The two special exceptions were:

1. Because there was no evidence that any demand was made upon the defendant for the delivery to the plaintiff of the automobile, or that the defendant refused to deliver the same to the plaintiff.

2. Because the defendant had no notice of the alleged bill of sale from the recording thereof. Both were overruled.

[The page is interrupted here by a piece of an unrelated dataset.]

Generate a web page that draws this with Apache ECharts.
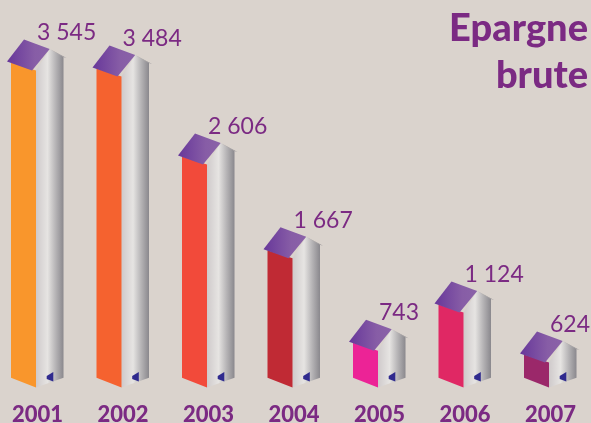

As to the first: It is true there was no evidence of an express demand upon the sheriff for delivery of the car. But there is evidence of a notice to him of the mortgage and of the places of record, and that he would be held responsible for plaintiff's equity in the automobile. That was substantially a warning that plaintiff was demanding all his rights, and put the sheriff on inquiry as to what those rights were. An examination of the records to which he was referred would have disclosed that the mortgage was overdue and that the mortgagor was in default, and that he had agreed to surrender the car to plaintiff; that the very attempt to sell it by the sheriff would entitle the plaintiff to immediate possession. Besides, it was not necessary to recovery that the jury should find that the sheriff "refused to give up said Ford sedan at the request of the plaintiff." That requirement could have been stricken out, and the prayer would have been good. Leaving it in did not prejudice the defendant, but imposed an improper burden upon the plaintiff. Defendant, therefore, was not prejudiced by the overruling of this exception.

As to the second: It was properly overruled because defendant had actual notice of the existence of the chattel mortgage and of the places of record. Whether, in the circumstances, he had constructive notice, it was not necessary to decide.